-------- EXCERPTED DATA --------
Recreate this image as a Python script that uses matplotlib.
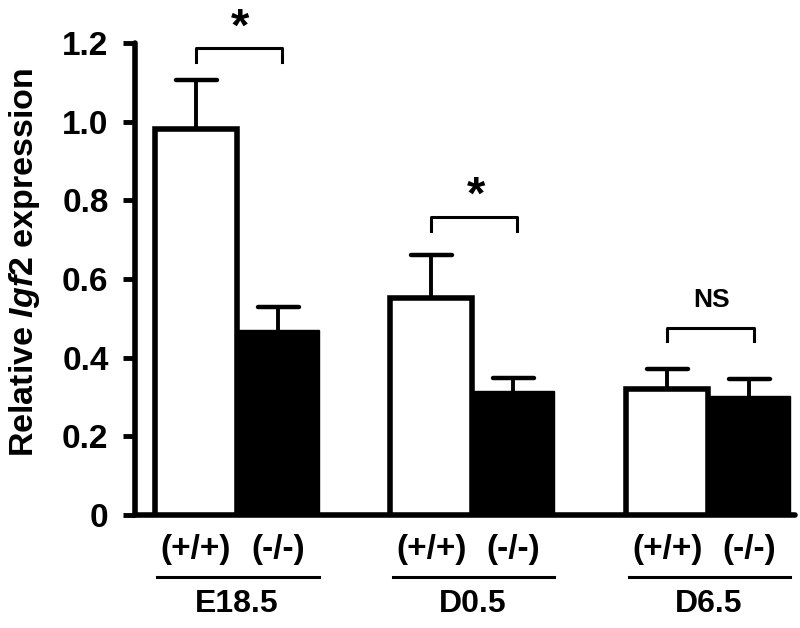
import numpy as np
import matplotlib
matplotlib.use('Agg')
import matplotlib.pyplot as plt

plt.rcParams['font.family'] = ['Liberation Sans', 'DejaVu Sans']
plt.rcParams['font.weight'] = 'bold'
plt.rcParams['mathtext.fontset'] = 'custom'
plt.rcParams['mathtext.it'] = 'Liberation Sans:italic:bold'
plt.rcParams['mathtext.rm'] = 'Liberation Sans:bold'

# %% data
stages = ['E18.5', 'D0.5', 'D6.5']
genotypes = ['(+/+)', '(-/-)']
wt_mean = [0.98, 0.552, 0.32]
wt_err = [0.127, 0.108, 0.05]
ko_mean = [0.47, 0.315, 0.302]
ko_err = [0.059, 0.034, 0.043]
sig_labels = ['*', '*', 'NS']
sig_heights = [1.186, 0.758, 0.476]
yticks = [0, 0.2, 0.4, 0.6, 0.8, 1.0, 1.2]
ytick_labels = ['0', '0.2', '0.4', '0.6', '0.8', '1.0', '1.2']

# %% layout
centers = np.array([0, 2.87, 5.75])
w = 1.0
cap = 0.25

fig = plt.figure(figsize=(8, 6.28), dpi=100)
ax = fig.add_axes([0.16875, 0.18, 0.825, 0.7516])

ax.bar(centers - w/2, wt_mean, w, color='white', edgecolor='black', linewidth=4, zorder=3)
ax.bar(centers + w/2, ko_mean, w, color='black', edgecolor='black', linewidth=1, zorder=3)

# upper error bars only
for xs, m, e in [(centers - w/2, wt_mean, wt_err), (centers + w/2, ko_mean, ko_err)]:
    top = np.array(m) + np.array(e)
    ax.vlines(xs, m, top, color='black', lw=2.8, zorder=2)
    ax.hlines(top, xs - cap, xs + cap, color='black', lw=3.2, zorder=2, capstyle='round')

# significance brackets
leg = 0.035
for c, h, lab in zip(centers, sig_heights, sig_labels):
    ax.plot([c - 0.5, c - 0.5, c + 0.55, c + 0.55], [h - leg, h, h, h - leg],
            color='black', lw=2.2, clip_on=False)
    if lab == '*':
        ax.text(c + 0.04, h - 0.005, lab, ha='center', va='bottom', fontsize=34, clip_on=False)
    else:
        ax.text(c + 0.04, h + 0.04, lab, ha='center', va='bottom', fontsize=19, clip_on=False)

# group labels under the axis
for c, st in zip(centers, stages):
    ax.text(c - w/2, -0.087, genotypes[0], ha='center', va='center', fontsize=24, clip_on=False)
    ax.text(c + w/2, -0.087, genotypes[1], ha='center', va='center', fontsize=24, clip_on=False)
    ax.plot([c - w + 0.03, c + w], [-0.158, -0.158], color='black', lw=2.2, clip_on=False)
    ax.text(c, -0.226, st, ha='center', va='center', fontsize=23, clip_on=False)

ax.set_xlim(-1.244, 6.805)
ax.set_ylim(0, 1.2)
ax.set_xticks([])
ax.set_yticks(yticks)
ax.set_yticklabels(ytick_labels, fontsize=24, fontweight='bold')
ax.tick_params(axis='y', direction='out', length=9, width=3.5, pad=10)
for s in ['top', 'right']:
    ax.spines[s].set_visible(False)
for s in ['left', 'bottom']:
    ax.spines[s].set_linewidth(4)
    ax.spines[s].set_capstyle('round')

fig.text(25/800, 1 - 262/628, r'Relative $\mathit{Igf2}$ expression', rotation=90,
         ha='center', va='center', fontsize=24.5, fontweight='bold')

fig.savefig('out.png', dpi=100)
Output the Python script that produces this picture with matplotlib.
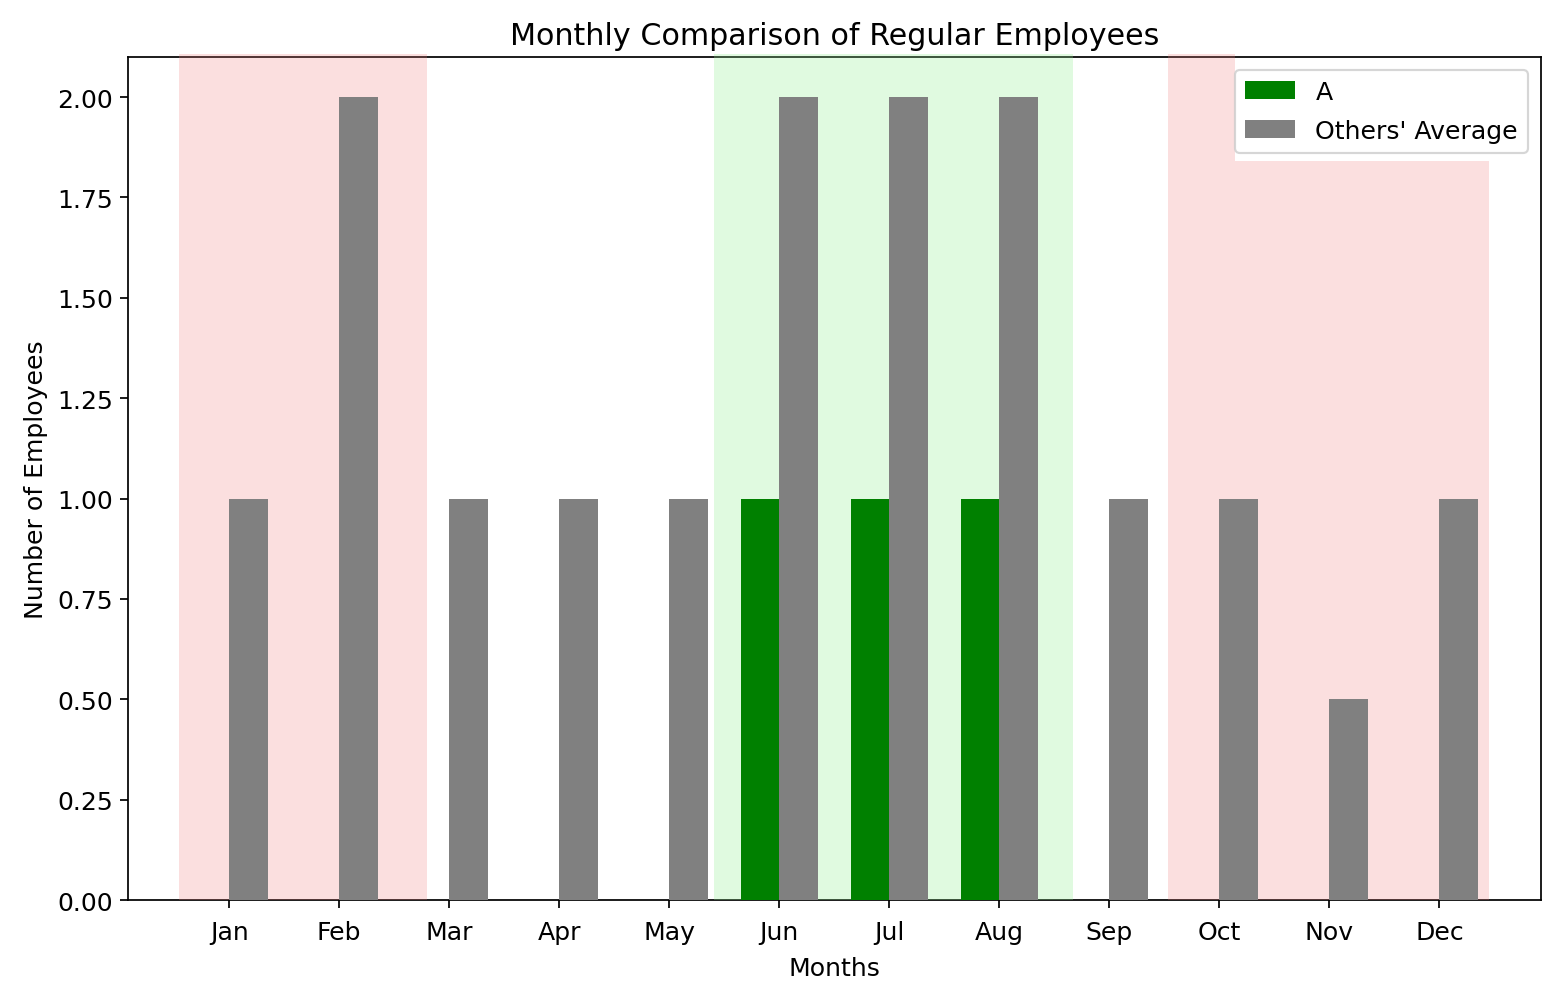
--------
◆ **GIVEN INSTRUCTION**
Reproduce the listing exactly. Leave its pictures out.

◆ **RESPONSE**
Recreate this image as a Python script that uses matplotlib.
import numpy as np
import matplotlib
matplotlib.use('Agg')
import matplotlib.pyplot as plt

plt.rcParams['font.family'] = ['Liberation Sans', 'DejaVu Sans']
plt.rcParams['font.weight'] = 'bold'
plt.rcParams['mathtext.fontset'] = 'custom'
plt.rcParams['mathtext.it'] = 'Liberation Sans:italic:bold'
plt.rcParams['mathtext.rm'] = 'Liberation Sans:bold'

# %% data
stages = ['E18.5', 'D0.5', 'D6.5']
genotypes = ['(+/+)', '(-/-)']
wt_mean = [0.98, 0.552, 0.32]
wt_err = [0.127, 0.108, 0.05]
ko_mean = [0.47, 0.315, 0.302]
ko_err = [0.059, 0.034, 0.043]
sig_labels = ['*', '*', 'NS']
sig_heights = [1.186, 0.758, 0.476]
yticks = [0, 0.2, 0.4, 0.6, 0.8, 1.0, 1.2]
ytick_labels = ['0', '0.2', '0.4', '0.6', '0.8', '1.0', '1.2']

# %% layout
centers = np.array([0, 2.87, 5.75])
w = 1.0
cap = 0.25

fig = plt.figure(figsize=(8, 6.28), dpi=100)
ax = fig.add_axes([0.16875, 0.18, 0.825, 0.7516])

ax.bar(centers - w/2, wt_mean, w, color='white', edgecolor='black', linewidth=4, zorder=3)
ax.bar(centers + w/2, ko_mean, w, color='black', edgecolor='black', linewidth=1, zorder=3)

# upper error bars only
for xs, m, e in [(centers - w/2, wt_mean, wt_err), (centers + w/2, ko_mean, ko_err)]:
    top = np.array(m) + np.array(e)
    ax.vlines(xs, m, top, color='black', lw=2.8, zorder=2)
    ax.hlines(top, xs - cap, xs + cap, color='black', lw=3.2, zorder=2, capstyle='round')

# significance brackets
leg = 0.035
for c, h, lab in zip(centers, sig_heights, sig_labels):
    ax.plot([c - 0.5, c - 0.5, c + 0.55, c + 0.55], [h - leg, h, h, h - leg],
            color='black', lw=2.2, clip_on=False)
    if lab == '*':
        ax.text(c + 0.04, h - 0.005, lab, ha='center', va='bottom', fontsize=34, clip_on=False)
    else:
        ax.text(c + 0.04, h + 0.04, lab, ha='center', va='bottom', fontsize=19, clip_on=False)

# group labels under the axis
for c, st in zip(centers, stages):
    ax.text(c - w/2, -0.087, genotypes[0], ha='center', va='center', fontsize=24, clip_on=False)
    ax.text(c + w/2, -0.087, genotypes[1], ha='center', va='center', fontsize=24, clip_on=False)
    ax.plot([c - w + 0.03, c + w], [-0.158, -0.158], color='black', lw=2.2, clip_on=False)
    ax.text(c, -0.226, st, ha='center', va='center', fontsize=23, clip_on=False)

ax.set_xlim(-1.244, 6.805)
ax.set_ylim(0, 1.2)
ax.set_xticks([])
ax.set_yticks(yticks)
ax.set_yticklabels(ytick_labels, fontsize=24, fontweight='bold')
ax.tick_params(axis='y', direction='out', length=9, width=3.5, pad=10)
for s in ['top', 'right']:
    ax.spines[s].set_visible(False)
for s in ['left', 'bottom']:
    ax.spines[s].set_linewidth(4)
    ax.spines[s].set_capstyle('round')

fig.text(25/800, 1 - 262/628, r'Relative $\mathit{Igf2}$ expression', rotation=90,
         ha='center', va='center', fontsize=24.5, fontweight='bold')

fig.savefig('out.png', dpi=100)
Output the Python script that produces this picture with matplotlib.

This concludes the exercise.